Start of EXTRACTED MATERIAL

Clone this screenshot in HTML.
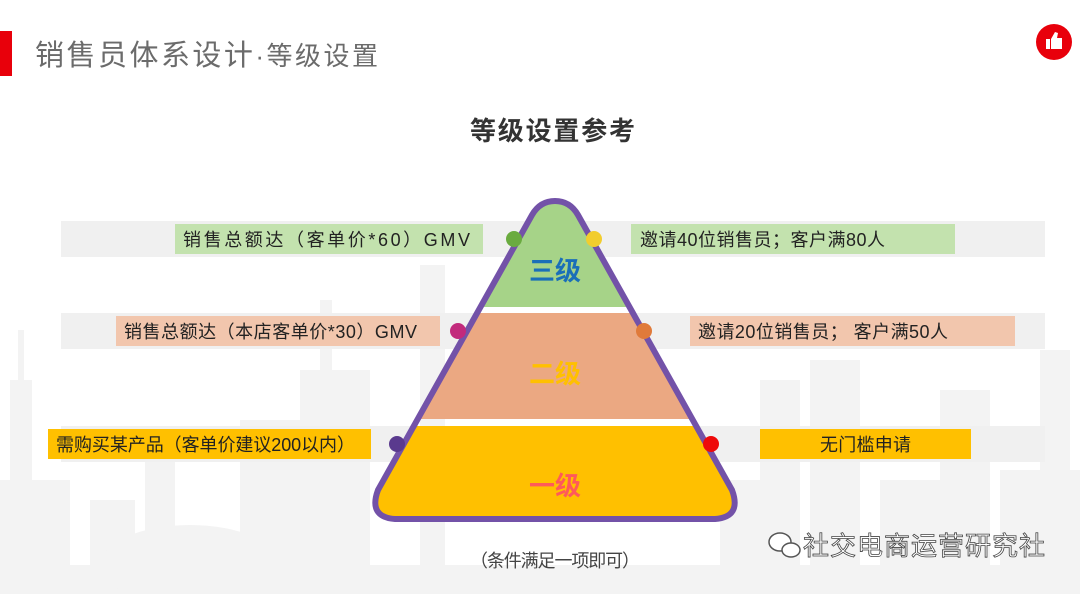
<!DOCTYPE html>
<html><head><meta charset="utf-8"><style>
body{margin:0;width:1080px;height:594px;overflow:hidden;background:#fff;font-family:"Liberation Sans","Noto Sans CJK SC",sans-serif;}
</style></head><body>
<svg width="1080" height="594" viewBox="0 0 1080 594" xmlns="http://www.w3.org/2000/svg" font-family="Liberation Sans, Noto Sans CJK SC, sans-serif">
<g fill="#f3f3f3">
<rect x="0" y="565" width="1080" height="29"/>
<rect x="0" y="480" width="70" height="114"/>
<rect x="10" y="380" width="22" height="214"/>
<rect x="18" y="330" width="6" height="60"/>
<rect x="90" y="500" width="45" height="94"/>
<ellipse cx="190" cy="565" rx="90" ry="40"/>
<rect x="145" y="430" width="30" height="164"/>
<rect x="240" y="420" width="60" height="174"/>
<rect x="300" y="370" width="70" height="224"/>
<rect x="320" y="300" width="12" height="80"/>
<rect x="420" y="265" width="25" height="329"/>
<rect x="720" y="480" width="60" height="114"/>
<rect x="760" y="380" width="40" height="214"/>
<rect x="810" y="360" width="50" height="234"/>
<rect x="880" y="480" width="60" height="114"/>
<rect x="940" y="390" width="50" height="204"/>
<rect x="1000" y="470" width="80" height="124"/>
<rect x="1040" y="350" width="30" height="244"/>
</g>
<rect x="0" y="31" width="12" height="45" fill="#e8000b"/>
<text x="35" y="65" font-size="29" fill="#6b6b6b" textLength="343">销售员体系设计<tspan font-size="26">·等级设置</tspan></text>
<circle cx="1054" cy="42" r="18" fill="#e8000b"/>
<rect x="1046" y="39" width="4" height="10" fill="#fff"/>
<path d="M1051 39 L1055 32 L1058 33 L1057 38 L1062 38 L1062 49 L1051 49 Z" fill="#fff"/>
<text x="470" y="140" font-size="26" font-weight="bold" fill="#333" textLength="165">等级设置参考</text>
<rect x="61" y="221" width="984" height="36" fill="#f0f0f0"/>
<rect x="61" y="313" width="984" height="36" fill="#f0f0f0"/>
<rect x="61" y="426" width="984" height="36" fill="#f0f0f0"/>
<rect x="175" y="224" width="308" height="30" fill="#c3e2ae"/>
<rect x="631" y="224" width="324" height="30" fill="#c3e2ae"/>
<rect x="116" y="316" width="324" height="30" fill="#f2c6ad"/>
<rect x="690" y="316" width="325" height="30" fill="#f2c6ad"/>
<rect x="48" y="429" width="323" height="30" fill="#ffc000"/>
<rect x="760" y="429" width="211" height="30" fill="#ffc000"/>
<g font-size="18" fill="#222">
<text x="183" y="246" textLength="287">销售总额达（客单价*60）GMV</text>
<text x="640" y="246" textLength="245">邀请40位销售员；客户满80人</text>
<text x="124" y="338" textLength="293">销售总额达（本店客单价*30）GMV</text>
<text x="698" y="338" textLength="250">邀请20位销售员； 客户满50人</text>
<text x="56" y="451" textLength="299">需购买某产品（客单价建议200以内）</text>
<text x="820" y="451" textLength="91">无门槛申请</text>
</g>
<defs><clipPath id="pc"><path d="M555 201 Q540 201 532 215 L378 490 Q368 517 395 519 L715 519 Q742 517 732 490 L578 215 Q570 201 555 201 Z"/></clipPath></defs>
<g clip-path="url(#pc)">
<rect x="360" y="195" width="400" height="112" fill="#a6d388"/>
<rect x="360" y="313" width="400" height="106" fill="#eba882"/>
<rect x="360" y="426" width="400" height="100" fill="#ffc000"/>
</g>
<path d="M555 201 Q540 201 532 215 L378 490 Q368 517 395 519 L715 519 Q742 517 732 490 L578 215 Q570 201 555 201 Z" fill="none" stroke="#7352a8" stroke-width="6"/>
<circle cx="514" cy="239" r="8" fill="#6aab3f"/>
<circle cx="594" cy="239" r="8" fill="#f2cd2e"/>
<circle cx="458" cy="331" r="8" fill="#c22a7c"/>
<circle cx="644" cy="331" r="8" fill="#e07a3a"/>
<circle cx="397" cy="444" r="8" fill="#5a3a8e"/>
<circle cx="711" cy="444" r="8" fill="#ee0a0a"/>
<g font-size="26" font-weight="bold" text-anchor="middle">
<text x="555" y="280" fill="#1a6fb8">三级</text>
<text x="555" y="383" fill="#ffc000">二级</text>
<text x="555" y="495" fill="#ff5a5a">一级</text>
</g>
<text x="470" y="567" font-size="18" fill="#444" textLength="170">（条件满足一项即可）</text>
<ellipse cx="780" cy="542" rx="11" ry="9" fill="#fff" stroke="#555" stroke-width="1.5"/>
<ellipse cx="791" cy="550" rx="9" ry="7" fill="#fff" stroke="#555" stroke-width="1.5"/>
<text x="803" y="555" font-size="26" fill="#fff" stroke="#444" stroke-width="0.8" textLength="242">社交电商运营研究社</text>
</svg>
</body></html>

End of EXTRACTED MATERIAL
Start of EXTRACTED MATERIAL

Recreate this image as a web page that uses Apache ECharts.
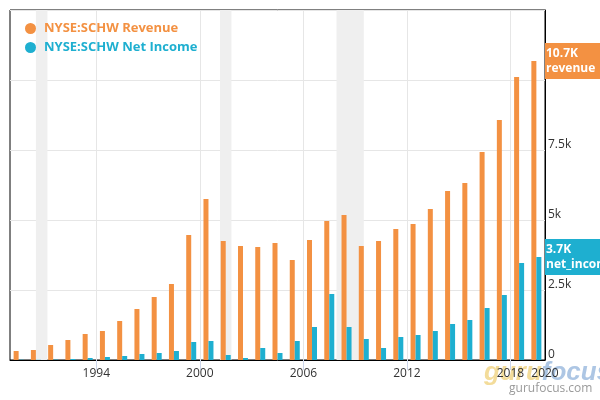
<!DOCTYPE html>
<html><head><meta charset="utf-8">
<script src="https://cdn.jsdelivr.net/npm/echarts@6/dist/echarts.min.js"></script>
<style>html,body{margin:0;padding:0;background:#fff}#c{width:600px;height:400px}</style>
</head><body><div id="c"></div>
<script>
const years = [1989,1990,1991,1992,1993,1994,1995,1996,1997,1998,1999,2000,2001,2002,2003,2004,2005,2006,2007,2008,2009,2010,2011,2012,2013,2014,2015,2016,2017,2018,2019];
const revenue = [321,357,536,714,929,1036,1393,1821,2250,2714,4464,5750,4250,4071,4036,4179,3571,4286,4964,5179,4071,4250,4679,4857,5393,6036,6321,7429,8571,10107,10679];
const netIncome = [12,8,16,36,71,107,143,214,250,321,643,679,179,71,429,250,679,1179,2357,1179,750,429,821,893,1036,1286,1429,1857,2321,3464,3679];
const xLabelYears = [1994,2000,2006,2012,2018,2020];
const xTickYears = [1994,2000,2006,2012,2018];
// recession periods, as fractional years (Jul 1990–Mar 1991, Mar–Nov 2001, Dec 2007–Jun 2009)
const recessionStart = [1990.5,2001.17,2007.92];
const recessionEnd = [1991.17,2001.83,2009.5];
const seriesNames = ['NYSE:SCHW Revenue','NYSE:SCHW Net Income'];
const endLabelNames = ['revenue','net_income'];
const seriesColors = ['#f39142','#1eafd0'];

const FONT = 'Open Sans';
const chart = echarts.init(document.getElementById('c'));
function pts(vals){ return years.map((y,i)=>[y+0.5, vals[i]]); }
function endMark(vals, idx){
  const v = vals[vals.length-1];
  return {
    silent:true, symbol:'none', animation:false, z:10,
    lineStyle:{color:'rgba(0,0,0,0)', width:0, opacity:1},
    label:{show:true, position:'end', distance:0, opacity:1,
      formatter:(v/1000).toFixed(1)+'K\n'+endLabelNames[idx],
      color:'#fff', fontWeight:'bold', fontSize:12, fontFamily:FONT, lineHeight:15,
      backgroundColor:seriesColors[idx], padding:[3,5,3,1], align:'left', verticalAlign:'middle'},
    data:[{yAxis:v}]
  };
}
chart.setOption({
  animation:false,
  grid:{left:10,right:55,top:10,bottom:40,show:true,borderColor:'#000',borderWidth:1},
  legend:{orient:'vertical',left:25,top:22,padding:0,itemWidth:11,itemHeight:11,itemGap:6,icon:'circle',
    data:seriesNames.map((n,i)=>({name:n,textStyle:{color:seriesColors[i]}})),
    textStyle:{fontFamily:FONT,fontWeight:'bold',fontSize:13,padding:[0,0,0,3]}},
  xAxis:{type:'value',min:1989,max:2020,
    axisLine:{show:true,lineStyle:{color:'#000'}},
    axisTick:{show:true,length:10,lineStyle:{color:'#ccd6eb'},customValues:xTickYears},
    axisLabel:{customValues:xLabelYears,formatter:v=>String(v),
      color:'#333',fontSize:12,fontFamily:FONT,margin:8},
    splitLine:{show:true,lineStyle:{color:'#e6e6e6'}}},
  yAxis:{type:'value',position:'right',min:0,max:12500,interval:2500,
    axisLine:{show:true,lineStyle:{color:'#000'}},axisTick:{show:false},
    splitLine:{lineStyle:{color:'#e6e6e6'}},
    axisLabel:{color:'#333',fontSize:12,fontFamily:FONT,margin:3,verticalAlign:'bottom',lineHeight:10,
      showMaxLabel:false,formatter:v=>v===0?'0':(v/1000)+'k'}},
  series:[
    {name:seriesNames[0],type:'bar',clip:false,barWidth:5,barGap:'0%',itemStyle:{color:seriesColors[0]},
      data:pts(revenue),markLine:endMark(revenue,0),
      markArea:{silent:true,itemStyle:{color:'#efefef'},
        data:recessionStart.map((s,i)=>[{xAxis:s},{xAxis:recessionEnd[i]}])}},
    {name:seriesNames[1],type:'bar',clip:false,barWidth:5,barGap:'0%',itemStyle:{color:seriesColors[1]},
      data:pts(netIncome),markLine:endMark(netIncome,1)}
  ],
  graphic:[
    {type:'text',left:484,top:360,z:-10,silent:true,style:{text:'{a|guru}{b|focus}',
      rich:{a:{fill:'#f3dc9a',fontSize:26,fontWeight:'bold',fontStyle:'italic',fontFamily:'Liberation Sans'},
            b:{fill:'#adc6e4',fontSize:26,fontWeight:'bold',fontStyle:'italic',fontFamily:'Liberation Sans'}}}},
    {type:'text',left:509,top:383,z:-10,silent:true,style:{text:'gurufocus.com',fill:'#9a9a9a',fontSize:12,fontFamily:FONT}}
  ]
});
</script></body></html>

End of EXTRACTED MATERIAL

GOAL — Taking the material above, give again exactly the lines from the one holding "Recreate this image" through the one holding "const seriesColors = ['#f39142','#1eafd0'];", with both ends and without pictures.

RESULT OF THIS EXERCISE —
Recreate this image as a web page that uses Apache ECharts.
<!DOCTYPE html>
<html><head><meta charset="utf-8">
<script src="https://cdn.jsdelivr.net/npm/echarts@6/dist/echarts.min.js"></script>
<style>html,body{margin:0;padding:0;background:#fff}#c{width:600px;height:400px}</style>
</head><body><div id="c"></div>
<script>
const years = [1989,1990,1991,1992,1993,1994,1995,1996,1997,1998,1999,2000,2001,2002,2003,2004,2005,2006,2007,2008,2009,2010,2011,2012,2013,2014,2015,2016,2017,2018,2019];
const revenue = [321,357,536,714,929,1036,1393,1821,2250,2714,4464,5750,4250,4071,4036,4179,3571,4286,4964,5179,4071,4250,4679,4857,5393,6036,6321,7429,8571,10107,10679];
const netIncome = [12,8,16,36,71,107,143,214,250,321,643,679,179,71,429,250,679,1179,2357,1179,750,429,821,893,1036,1286,1429,1857,2321,3464,3679];
const xLabelYears = [1994,2000,2006,2012,2018,2020];
const xTickYears = [1994,2000,2006,2012,2018];
// recession periods, as fractional years (Jul 1990–Mar 1991, Mar–Nov 2001, Dec 2007–Jun 2009)
const recessionStart = [1990.5,2001.17,2007.92];
const recessionEnd = [1991.17,2001.83,2009.5];
const seriesNames = ['NYSE:SCHW Revenue','NYSE:SCHW Net Income'];
const endLabelNames = ['revenue','net_income'];
const seriesColors = ['#f39142','#1eafd0'];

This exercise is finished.